If you’ve started turning to a glass of wine or a cocktail more often these days since the start of the COVID-19 pandemic, you’re not alone. In fact, you’re far from alone and it’s probably no surprise.
Nearly a quarter of Americans report they were drinking more than ever as of February 2021 as a way to cope with the stress or the solitude of the previous year, and drinking heavily has long been a public health concern in the U.S. that affects all people, regardless of gender, sex, race, income level, or region.
But why is it considered a health problem? Anyone who enjoys the occasional beverage will tell you just that—they enjoy it! But the key word here is “occasional.” When drinking becomes habitual rather than occasional, it can affect your endocrine system and that is cause for concern.
What is the endocrine system?
Your endocrine system produces your body’s hormones. Hormones are essentially signals that your glands create with chemicals. These signals do many things, including the regulation of your growth, letting your body know when to begin puberty, metabolic processes, and controlling your moods.

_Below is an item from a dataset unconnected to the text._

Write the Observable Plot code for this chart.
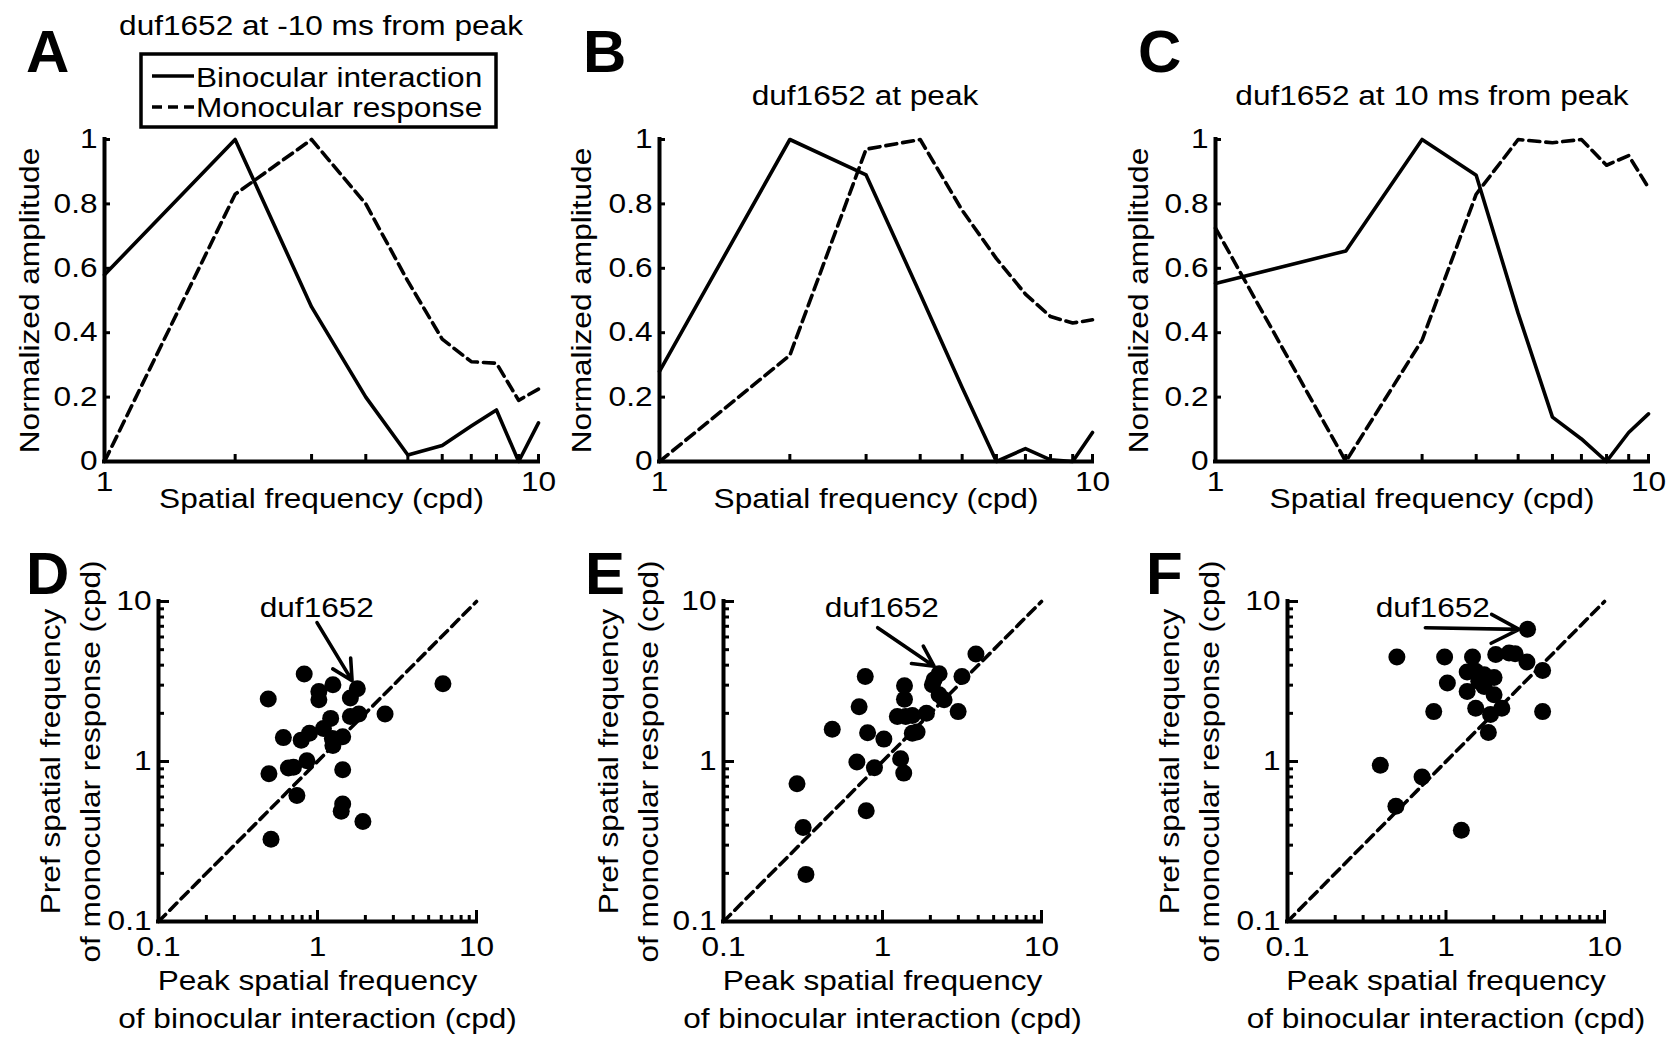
<!DOCTYPE html>
<html><head><meta charset="utf-8">
<script src="https://cdn.jsdelivr.net/npm/d3@7"></script>
<script src="https://cdn.jsdelivr.net/npm/@observablehq/plot@0.6"></script>
<style>
body{margin:0;background:#fff;}
#fig{position:relative;width:1669px;height:1038px;overflow:hidden;background:#fff;}
#fig > div{position:absolute;}
#fig svg{max-width:none !important;}
</style></head><body><div id="fig"></div>
<script>
// ---------- data ----------
const freqs = [1, 2, 3, 4, 5, 6, 7, 8, 9, 10];
const binA  = [0.58, 1.0, 0.48, 0.20, 0.02, 0.05, 0.11, 0.16, 0.0, 0.12];
const monoA = [0.0, 0.83, 1.0, 0.80, 0.56, 0.38, 0.31, 0.305, 0.19, 0.225];
const binB  = [0.28, 1.0, 0.89, 0.52, 0.23, 0.0, 0.04, 0.005, 0.0, 0.09];
const monoB = [0.0, 0.33, 0.97, 1.0, 0.78, 0.63, 0.52, 0.45, 0.43, 0.44];
const binC  = [0.553, 0.654, 1.0, 0.889, 0.46, 0.138, 0.07, 0.0, 0.09, 0.148];
const monoC = [0.725, 0.0, 0.377, 0.83, 1.0, 0.99, 1.0, 0.92, 0.95, 0.85];

const dX = [0.825, 1.25, 1.78, 1.61, 1.02, 1.02, 0.49, 6.15, 2.66, 1.21, 1.61, 1.82, 0.61, 0.79, 0.89, 1.09, 1.24, 1.25, 1.44, 0.858, 0.706, 0.656, 0.495, 1.44, 0.742, 1.44, 1.41, 1.93, 0.51];
const dY = [3.52, 3.02, 2.85, 2.49, 2.74, 2.43, 2.46, 3.06, 1.98, 1.86, 1.91, 1.98, 1.41, 1.36, 1.50, 1.61, 1.39, 1.26, 1.43, 1.01, 0.92, 0.91, 0.838, 0.889, 0.613, 0.543, 0.488, 0.422, 0.327];
const eX = [3.87, 3.16, 2.27, 2.06, 2.11, 2.44, 2.27, 2.99, 0.779, 1.375, 1.375, 0.713, 1.24, 1.40, 1.54, 1.89, 0.483, 0.806, 1.02, 1.54, 1.65, 0.69, 0.89, 1.30, 1.36, 0.29, 0.79, 0.317, 0.33];
const eY = [4.70, 3.40, 3.54, 3.02, 3.24, 2.43, 2.61, 2.05, 3.40, 2.97, 2.45, 2.20, 1.91, 1.91, 1.94, 2.00, 1.59, 1.51, 1.38, 1.50, 1.53, 0.993, 0.915, 1.04, 0.846, 0.725, 0.493, 0.387, 0.197];
const fX = [3.27, 0.49, 0.98, 1.47, 2.06, 2.50, 2.73, 3.24, 4.07, 4.07, 1.02, 1.36, 1.54, 1.74, 2.01, 1.61, 1.74, 1.36, 2.01, 1.54, 2.25, 1.91, 0.837, 1.85, 0.385, 0.706, 0.483, 1.25];
const fY = [6.70, 4.50, 4.50, 4.50, 4.66, 4.77, 4.72, 4.19, 3.70, 2.05, 3.09, 3.63, 3.66, 3.49, 3.35, 3.17, 2.94, 2.74, 2.61, 2.15, 2.15, 1.97, 2.05, 1.52, 0.946, 0.799, 0.525, 0.372];

// annotation anchors (data units): text x,y ; arrow x1,y1 -> x2,y2
const noteD = {tx: 0.99, ty: 9.1, x1: 0.993, y1: 7.38, x2: 1.65, y2: 3.20};
const noteE = {tx: 0.99, ty: 9.1, x1: 0.932, y1: 6.86, x2: 2.11, y2: 3.94};
const noteF = {tx: 0.825, ty: 9.1, x1: 0.741, y1: 6.86, x2: 2.89, y2: 6.70};
const noteLabel = "duf1652";

const yTicksTop = [0, 0.2, 0.4, 0.6, 0.8, 1];
const xLabelsTop = [1, 10];
const xMinorTop = [2, 3, 4, 5, 6, 7, 8, 9, 10];
const logMajor = [0.1, 1, 10];
const logMinor = [0.2, 0.3, 0.4, 0.5, 0.6, 0.7, 0.8, 0.9, 2, 3, 4, 5, 6, 7, 8, 9];
const diag = [0.1, 10];

const titles = ["duf1652 at -10 ms from peak", "duf1652 at peak", "duf1652 at 10 ms from peak"];
const letters = ["A", "B", "C", "D", "E", "F"];
const seriesNames = ["Binocular interaction", "Monocular response"];
const xLabelTop = "Spatial frequency (cpd)";
const yLabelTop = "Normalized amplitude";
const xLabelScatter = ["Peak spatial frequency", "of binocular interaction (cpd)"];
const yLabelScatter = ["Pref spatial frequency", "of monocular response (cpd)"];

// ---------- drawing ----------
const FONT = '"Liberation Sans", Arial, Helvetica, sans-serif';
const FS = 27;          // glyph height size
const STRETCH = 1.17;   // glyphs in the figure are wide
const LW = 3.6, AW = 4;
const fig = document.getElementById("fig");
function place(svg, left, top) {
  const d = document.createElement("div");
  d.style.left = left + "px"; d.style.top = top + "px";
  d.style.width = svg.getAttribute("width") + "px";
  d.appendChild(svg); fig.appendChild(d);
}
const baseStyle = {fontFamily: FONT, fontSize: FS + "px", background: "transparent", overflow: "visible", color: "black", maxWidth: "none"};

function topPanel(fl, fr, ft, fb, bin, mono, ylabDx) {
  const ml = 110, mr = 40, mt = 20, mb = 70;
  const W = fr - fl, H = fb - ft;
  const data = freqs.map((f, i) => ({f, bin: bin[i], mono: mono[i]}));
  const svg = Plot.plot({
    width: W + ml + mr, height: H + mt + mb,
    marginLeft: ml, marginRight: mr, marginTop: mt, marginBottom: mb,
    style: baseStyle,
    x: {type: "log", domain: [1, 10]},
    y: {domain: [0, 1]},
    marks: [
      Plot.tickY(yTicksTop, {y: d => d, insetRight: W - 6, strokeWidth: 3, stroke: "black"}),
      Plot.tickX(xMinorTop, {x: d => d, insetTop: H - 7, strokeWidth: 3, stroke: "black"}),
      Plot.ruleX([1], {stroke: "black", strokeWidth: AW, strokeLinecap: "square"}),
      Plot.ruleY([0], {stroke: "black", strokeWidth: AW, strokeLinecap: "square"}),
      Plot.axisY(yTicksTop, {tickSize: 0, tickPadding: 7, fontSize: FS, label: null, tickFormat: d => String(d)}),
      Plot.axisX(xLabelsTop, {tickSize: 0, tickPadding: 10, fontSize: FS, label: null, tickFormat: d => String(d)}),
      Plot.line(data, {x: "f", y: "bin", stroke: "black", strokeWidth: LW}),
      Plot.line(data, {x: "f", y: "mono", stroke: "black", strokeWidth: LW, strokeDasharray: "11,6"}),
      Plot.text([xLabelTop], {frameAnchor: "bottom", dy: 38, text: d => d, fontSize: FS, lineAnchor: "middle", textAnchor: "middle"}),
      Plot.text([yLabelTop], {frameAnchor: "left", dx: ylabDx, rotate: -90, text: d => d, fontSize: FS, lineAnchor: "middle", textAnchor: "middle"})
    ]
  });
  place(svg, fl - ml, ft - mt);
}

function scatterPanel(fl, fr, ft, fb, xs, ys, note, ylabDx1, ylabDx2) {
  const ml = 140, mr = 40, mt = 30, mb = 115;
  const W = fr - fl, H = fb - ft;
  const pts = xs.map((x, i) => ({x, y: ys[i]}));
  const svg = Plot.plot({
    width: W + ml + mr, height: H + mt + mb,
    marginLeft: ml, marginRight: mr, marginTop: mt, marginBottom: mb,
    style: baseStyle,
    x: {type: "log", domain: [0.1, 10]},
    y: {type: "log", domain: [0.1, 10]},
    marks: [
      Plot.tickY(logMinor, {y: d => d, insetRight: W - 6, strokeWidth: 3, stroke: "black"}),
      Plot.tickY(logMajor, {y: d => d, insetRight: W - 11, strokeWidth: 3, stroke: "black"}),
      Plot.tickX(logMinor, {x: d => d, insetTop: H - 6, strokeWidth: 3, stroke: "black"}),
      Plot.tickX(logMajor, {x: d => d, insetTop: H - 11, strokeWidth: 3, stroke: "black"}),
      Plot.ruleX([0.1], {stroke: "black", strokeWidth: AW, strokeLinecap: "square"}),
      Plot.ruleY([0.1], {stroke: "black", strokeWidth: AW, strokeLinecap: "square"}),
      Plot.axisY(logMajor, {tickSize: 0, tickPadding: 7, fontSize: FS, label: null, tickFormat: d => String(d)}),
      Plot.axisX(logMajor, {tickSize: 0, tickPadding: 15, fontSize: FS, label: null, tickFormat: d => String(d)}),
      Plot.line(diag, {x: d => d, y: d => d, stroke: "black", strokeWidth: LW, strokeDasharray: "10,6"}),
      Plot.dot(pts, {x: "x", y: "y", r: 8.5, fill: "black", stroke: "none"}),
      Plot.arrow([note], {x1: "x1", y1: "y1", x2: "x2", y2: "y2", stroke: "black", strokeWidth: LW, headLength: 15, headAngle: 55}),
      Plot.text([note], {x: "tx", y: "ty", text: () => noteLabel, fontSize: FS, lineAnchor: "middle"}),
      Plot.text([xLabelScatter[0]], {frameAnchor: "bottom", dy: 60, text: d => d, fontSize: FS, lineAnchor: "middle", textAnchor: "middle"}),
      Plot.text([xLabelScatter[1]], {frameAnchor: "bottom", dy: 98, text: d => d, fontSize: FS, lineAnchor: "middle", textAnchor: "middle"}),
      Plot.text([yLabelScatter[0]], {frameAnchor: "left", dx: ylabDx1, rotate: -90, text: d => d, fontSize: FS, lineAnchor: "middle", textAnchor: "middle"}),
      Plot.text([yLabelScatter[1]], {frameAnchor: "left", dx: ylabDx2, rotate: -90, text: d => d, fontSize: FS, lineAnchor: "middle", textAnchor: "middle"})
    ]
  });
  place(svg, fl - ml, ft - mt);
}

topPanel(104, 538, 139, 461, binA, monoA, -74);
topPanel(659, 1092, 139, 461, binB, monoB, -77);
topPanel(1215, 1648, 139, 461, binC, monoC, -76);
scatterPanel(158, 476, 601, 921, dX, dY, noteD, -107, -67);
scatterPanel(723, 1041, 601, 921, eX, eY, noteE, -114, -74);
scatterPanel(1287, 1604, 601, 921, fX, fY, noteF, -117, -77);

// ---------- overlay: panel letters, titles, legend ----------
const ov = d3.create("svg").attr("width", 1669).attr("height", 1038)
  .style("position", "absolute").style("left", 0).style("top", 0)
  .style("font-family", FONT).style("overflow", "visible");
const letterPos = [[26, 72], [583, 72], [1138, 72], [26, 594], [585, 594], [1146, 594]];
const lettersG = ov.append("g").attr("class", "nostretch");
letters.forEach((L, i) => lettersG.append("text").attr("x", letterPos[i][0]).attr("y", letterPos[i][1])
  .attr("font-size", 60).attr("font-weight", "bold").text(L));
const titlePos = [[321, 35], [865, 105], [1432, 105]];
titles.forEach((t, i) => ov.append("text").attr("x", titlePos[i][0]).attr("y", titlePos[i][1])
  .attr("text-anchor", "middle").attr("font-size", FS).text(t));
const lg = ov.append("g");
lg.append("rect").attr("x", 141).attr("y", 54).attr("width", 355).attr("height", 73)
  .attr("fill", "white").attr("stroke", "black").attr("stroke-width", 3.5);
lg.append("line").attr("x1", 152).attr("x2", 194).attr("y1", 76).attr("y2", 76).attr("stroke", "black").attr("stroke-width", LW);
lg.append("line").attr("x1", 152).attr("x2", 194).attr("y1", 107).attr("y2", 107).attr("stroke", "black").attr("stroke-width", LW).attr("stroke-dasharray", "10,6");
lg.append("text").attr("x", 196).attr("y", 87).attr("font-size", FS).text(seriesNames[0]);
lg.append("text").attr("x", 196).attr("y", 117).attr("font-size", FS).text(seriesNames[1]);
fig.appendChild(ov.node());

// widen glyphs along the baseline, as in the figure
fig.querySelectorAll("text").forEach(t => {
  if (t.closest(".nostretch") || t.querySelector("tspan")) return;
  const L = t.getComputedTextLength();
  if (L > 0) {
    t.setAttribute("textLength", (L * STRETCH).toFixed(2));
    t.setAttribute("lengthAdjust", "spacingAndGlyphs");
  }
});
</script>
</body></html>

Each of these hormones are sent from a specific gland, and then distributed throughout your body where they can then work their magic on tissue in various places.
Your hormones control 4 functional areas of your body:
- Energy production, utilization, and storage
- Blood pressure and bone mass maintenance
- How we grow and develop as we age
How does alcohol affect your endocrine system?
Hormones are very technical and precise, working on a delicate internal clock to be released at exactly the right time to the right tissues in your body. If you’re drinking more than your body can handle, alcohol can throw off that internal clock. If drinking impairs the functions of your glands that release hormones, and the functions of the tissues those hormones target, it can result in medical problems.
Disrupted blood sugar levels
Your body’s main energy source is sugar glucose, which it gets from food, synthesis in the body, and from breakdown of the glycogen stored in the liver. Insulin and glucagon are hormones, and they control your body’s blood sugar levels. These 2 crucial hormones work in tandem to maintain your body’s constant concentration of blood glucose. Think of it this way: insulin is in charge of lowering glucose, while glucagon is in charge of raising it. The 2 are always at work side by side.
Alcohol interferes with your body’s ability to maintain its levels of glucose. Chronic heavy drinking can increase your glucose levels over time, or even lead to glucose intolerance in otherwise healthy people. Long-term chronic drinking could alter the effectiveness of diabetes medications, cause hypoglecemic and hyperglemic episodes, or reduce your body’s responsiveness to insulin.
Interference with reproductive systems
Testosterone and estrogen are 2 hormones you’re probably familiar with, because they’re responsible for the reproductive systems. Testosterone and estrogen are synthesized in the testes and ovaries, respectively. For people with testes, testosterone is responsible for sexual maturation and sperm development. In people with ovaries, estrogen is responsible for breast development, body hair distribution, menstrual cycle regulation, and help maintaining pregnancy.
Chronic drinking can interfere with all of these functions of the reproductive system. Drinking too much regular can result in impaired sexual and reproductive functions, reduced testosterone levels, altered sperm structure, cessation of menstruation, early menopause, or risk of spontaneous miscarriage.
Increased cortisol levels
Research shows that a bout of heaving drinking could heighten your body’s cortisol levels, not just when you’re drinking but while withdrawing from the effects of drinking. Cortisol can spike your blood pressure in the short term, but when heighten in the long term it can impact body functions such as bone growth, digestion, reproduction, and wound repair.
- Structure of your bones and calcium metabolismYour hormones are crucial for maintaining the levels of calcium in your body. We all know calcium is important for keeping our bones and teeth strong, but it also helps the cells of our body communicate with each other. Several hormones help regulate the way calcium is absorbed and distributed between our bones and the fluids in our body. Consuming alcohol can interfere with those hormones and that metabolism, which can lead to osteoporosis, a loss of bone mass, and an increased risk of bone fractures.
There is good news though!
Experts say more studies need to be done, but current research shows that the brain can repair itself after quitting alcohol and the liver begins healing within just a few days. Your body is capable of healing to some degree. To get a full picture, you can consult an endocrinologist.
If alcohol isn’t an addiction for you, but you think it’s time to take a break—consider trying a booze free month. Your endocrine system will thank you!